▶ **WHAT THE TASK REQUIRES**: Set down the material below word for word, excluding the pictures.

▶ **RECORDED INFORMATION**:
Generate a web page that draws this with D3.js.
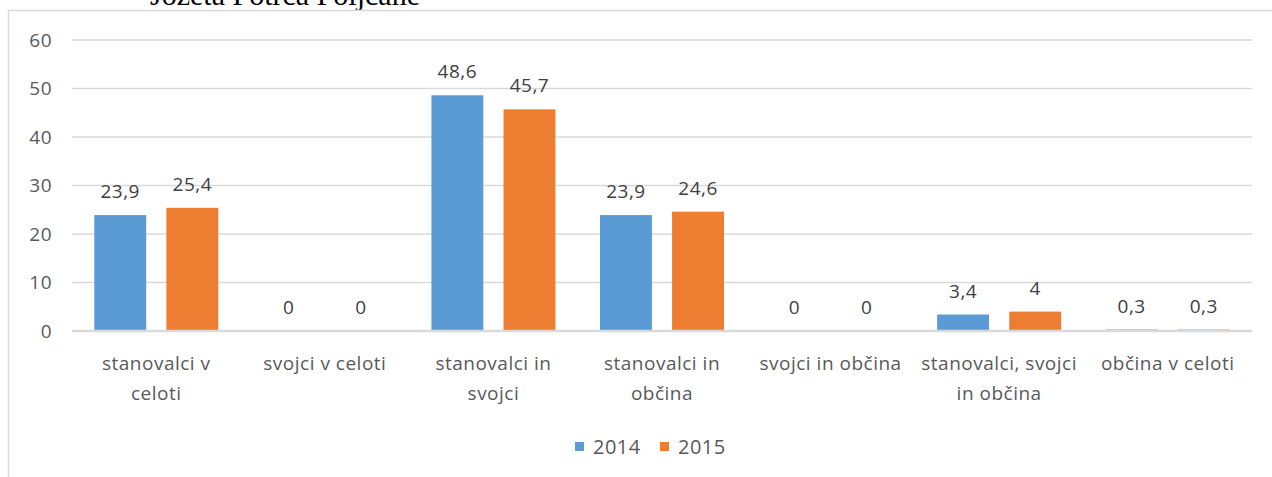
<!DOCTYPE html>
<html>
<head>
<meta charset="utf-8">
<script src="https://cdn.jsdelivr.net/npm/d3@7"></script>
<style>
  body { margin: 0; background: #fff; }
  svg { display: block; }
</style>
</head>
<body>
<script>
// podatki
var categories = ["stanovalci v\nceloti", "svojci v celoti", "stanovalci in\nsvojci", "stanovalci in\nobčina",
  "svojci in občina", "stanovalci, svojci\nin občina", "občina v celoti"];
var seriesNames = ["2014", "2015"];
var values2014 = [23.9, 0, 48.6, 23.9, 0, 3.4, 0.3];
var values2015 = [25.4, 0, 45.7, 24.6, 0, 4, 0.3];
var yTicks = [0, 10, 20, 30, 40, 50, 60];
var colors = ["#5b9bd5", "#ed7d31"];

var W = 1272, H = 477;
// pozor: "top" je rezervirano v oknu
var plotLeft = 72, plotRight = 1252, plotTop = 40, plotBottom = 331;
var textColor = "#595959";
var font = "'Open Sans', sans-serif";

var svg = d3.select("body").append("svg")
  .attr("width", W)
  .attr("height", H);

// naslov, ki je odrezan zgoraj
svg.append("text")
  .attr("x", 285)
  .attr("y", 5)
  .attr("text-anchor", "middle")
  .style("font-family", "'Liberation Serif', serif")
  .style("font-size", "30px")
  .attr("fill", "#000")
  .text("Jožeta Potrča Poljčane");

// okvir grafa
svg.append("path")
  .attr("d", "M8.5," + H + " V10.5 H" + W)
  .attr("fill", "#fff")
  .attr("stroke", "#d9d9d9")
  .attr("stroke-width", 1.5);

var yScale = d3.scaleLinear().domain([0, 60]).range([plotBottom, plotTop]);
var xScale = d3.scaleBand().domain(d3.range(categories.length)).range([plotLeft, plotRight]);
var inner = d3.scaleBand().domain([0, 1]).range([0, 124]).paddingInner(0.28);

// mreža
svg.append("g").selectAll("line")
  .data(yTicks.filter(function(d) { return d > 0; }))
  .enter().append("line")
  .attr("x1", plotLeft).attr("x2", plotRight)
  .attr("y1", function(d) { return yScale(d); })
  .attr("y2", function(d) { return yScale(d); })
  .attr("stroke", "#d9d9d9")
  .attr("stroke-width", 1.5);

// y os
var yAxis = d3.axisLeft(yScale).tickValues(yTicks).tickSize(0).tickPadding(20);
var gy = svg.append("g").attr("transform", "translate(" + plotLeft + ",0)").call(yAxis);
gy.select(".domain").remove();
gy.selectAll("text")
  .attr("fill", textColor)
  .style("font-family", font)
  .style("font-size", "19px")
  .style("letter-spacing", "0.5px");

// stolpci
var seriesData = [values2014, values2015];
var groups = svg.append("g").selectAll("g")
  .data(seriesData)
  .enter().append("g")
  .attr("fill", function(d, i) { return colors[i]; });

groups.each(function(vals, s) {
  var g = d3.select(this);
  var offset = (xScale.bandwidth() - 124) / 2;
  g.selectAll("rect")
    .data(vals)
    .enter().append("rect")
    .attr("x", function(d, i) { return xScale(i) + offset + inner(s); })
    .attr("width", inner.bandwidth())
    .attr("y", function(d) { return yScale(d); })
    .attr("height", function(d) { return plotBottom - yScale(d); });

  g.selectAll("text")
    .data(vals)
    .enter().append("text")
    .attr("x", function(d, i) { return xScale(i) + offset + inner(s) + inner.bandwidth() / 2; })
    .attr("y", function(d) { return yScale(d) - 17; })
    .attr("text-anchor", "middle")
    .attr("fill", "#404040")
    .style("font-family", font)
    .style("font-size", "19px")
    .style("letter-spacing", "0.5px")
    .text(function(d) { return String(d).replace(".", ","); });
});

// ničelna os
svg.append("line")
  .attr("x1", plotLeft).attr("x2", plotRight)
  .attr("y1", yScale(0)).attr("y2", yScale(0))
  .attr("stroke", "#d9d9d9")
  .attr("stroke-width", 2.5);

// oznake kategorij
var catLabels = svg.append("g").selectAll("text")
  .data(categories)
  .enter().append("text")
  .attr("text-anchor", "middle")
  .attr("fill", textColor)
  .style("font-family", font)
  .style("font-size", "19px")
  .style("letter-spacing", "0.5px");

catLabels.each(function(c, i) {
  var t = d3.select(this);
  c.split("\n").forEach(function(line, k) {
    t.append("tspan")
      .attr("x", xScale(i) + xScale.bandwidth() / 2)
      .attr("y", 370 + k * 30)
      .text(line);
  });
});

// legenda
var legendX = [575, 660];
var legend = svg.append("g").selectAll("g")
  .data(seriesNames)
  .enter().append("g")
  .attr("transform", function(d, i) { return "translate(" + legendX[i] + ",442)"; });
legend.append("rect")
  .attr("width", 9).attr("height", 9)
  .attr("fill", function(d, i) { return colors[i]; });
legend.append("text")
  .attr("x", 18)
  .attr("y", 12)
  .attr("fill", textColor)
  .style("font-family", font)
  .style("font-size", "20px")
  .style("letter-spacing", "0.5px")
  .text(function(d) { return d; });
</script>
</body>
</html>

▶ **IN RESPONSE**:
Generate a web page that draws this with D3.js.
<!DOCTYPE html>
<html>
<head>
<meta charset="utf-8">
<script src="https://cdn.jsdelivr.net/npm/d3@7"></script>
<style>
  body { margin: 0; background: #fff; }
  svg { display: block; }
</style>
</head>
<body>
<script>
// podatki
var categories = ["stanovalci v\nceloti", "svojci v celoti", "stanovalci in\nsvojci", "stanovalci in\nobčina",
  "svojci in občina", "stanovalci, svojci\nin občina", "občina v celoti"];
var seriesNames = ["2014", "2015"];
var values2014 = [23.9, 0, 48.6, 23.9, 0, 3.4, 0.3];
var values2015 = [25.4, 0, 45.7, 24.6, 0, 4, 0.3];
var yTicks = [0, 10, 20, 30, 40, 50, 60];
var colors = ["#5b9bd5", "#ed7d31"];

var W = 1272, H = 477;
// pozor: "top" je rezervirano v oknu
var plotLeft = 72, plotRight = 1252, plotTop = 40, plotBottom = 331;
var textColor = "#595959";
var font = "'Open Sans', sans-serif";

var svg = d3.select("body").append("svg")
  .attr("width", W)
  .attr("height", H);

// naslov, ki je odrezan zgoraj
svg.append("text")
  .attr("x", 285)
  .attr("y", 5)
  .attr("text-anchor", "middle")
  .style("font-family", "'Liberation Serif', serif")
  .style("font-size", "30px")
  .attr("fill", "#000")
  .text("Jožeta Potrča Poljčane");

// okvir grafa
svg.append("path")
  .attr("d", "M8.5," + H + " V10.5 H" + W)
  .attr("fill", "#fff")
  .attr("stroke", "#d9d9d9")
  .attr("stroke-width", 1.5);

var yScale = d3.scaleLinear().domain([0, 60]).range([plotBottom, plotTop]);
var xScale = d3.scaleBand().domain(d3.range(categories.length)).range([plotLeft, plotRight]);
var inner = d3.scaleBand().domain([0, 1]).range([0, 124]).paddingInner(0.28);

// mreža
svg.append("g").selectAll("line")
  .data(yTicks.filter(function(d) { return d > 0; }))
  .enter().append("line")
  .attr("x1", plotLeft).attr("x2", plotRight)
  .attr("y1", function(d) { return yScale(d); })
  .attr("y2", function(d) { return yScale(d); })
  .attr("stroke", "#d9d9d9")
  .attr("stroke-width", 1.5);

// y os
var yAxis = d3.axisLeft(yScale).tickValues(yTicks).tickSize(0).tickPadding(20);
var gy = svg.append("g").attr("transform", "translate(" + plotLeft + ",0)").call(yAxis);
gy.select(".domain").remove();
gy.selectAll("text")
  .attr("fill", textColor)
  .style("font-family", font)
  .style("font-size", "19px")
  .style("letter-spacing", "0.5px");

// stolpci
var seriesData = [values2014, values2015];
var groups = svg.append("g").selectAll("g")
  .data(seriesData)
  .enter().append("g")
  .attr("fill", function(d, i) { return colors[i]; });

groups.each(function(vals, s) {
  var g = d3.select(this);
  var offset = (xScale.bandwidth() - 124) / 2;
  g.selectAll("rect")
    .data(vals)
    .enter().append("rect")
    .attr("x", function(d, i) { return xScale(i) + offset + inner(s); })
    .attr("width", inner.bandwidth())
    .attr("y", function(d) { return yScale(d); })
    .attr("height", function(d) { return plotBottom - yScale(d); });

  g.selectAll("text")
    .data(vals)
    .enter().append("text")
    .attr("x", function(d, i) { return xScale(i) + offset + inner(s) + inner.bandwidth() / 2; })
    .attr("y", function(d) { return yScale(d) - 17; })
    .attr("text-anchor", "middle")
    .attr("fill", "#404040")
    .style("font-family", font)
    .style("font-size", "19px")
    .style("letter-spacing", "0.5px")
    .text(function(d) { return String(d).replace(".", ","); });
});

// ničelna os
svg.append("line")
  .attr("x1", plotLeft).attr("x2", plotRight)
  .attr("y1", yScale(0)).attr("y2", yScale(0))
  .attr("stroke", "#d9d9d9")
  .attr("stroke-width", 2.5);

// oznake kategorij
var catLabels = svg.append("g").selectAll("text")
  .data(categories)
  .enter().append("text")
  .attr("text-anchor", "middle")
  .attr("fill", textColor)
  .style("font-family", font)
  .style("font-size", "19px")
  .style("letter-spacing", "0.5px");

catLabels.each(function(c, i) {
  var t = d3.select(this);
  c.split("\n").forEach(function(line, k) {
    t.append("tspan")
      .attr("x", xScale(i) + xScale.bandwidth() / 2)
      .attr("y", 370 + k * 30)
      .text(line);
  });
});

// legenda
var legendX = [575, 660];
var legend = svg.append("g").selectAll("g")
  .data(seriesNames)
  .enter().append("g")
  .attr("transform", function(d, i) { return "translate(" + legendX[i] + ",442)"; });
legend.append("rect")
  .attr("width", 9).attr("height", 9)
  .attr("fill", function(d, i) { return colors[i]; });
legend.append("text")
  .attr("x", 18)
  .attr("y", 12)
  .attr("fill", textColor)
  .style("font-family", font)
  .style("font-size", "20px")
  .style("letter-spacing", "0.5px")
  .text(function(d) { return d; });
</script>
</body>
</html>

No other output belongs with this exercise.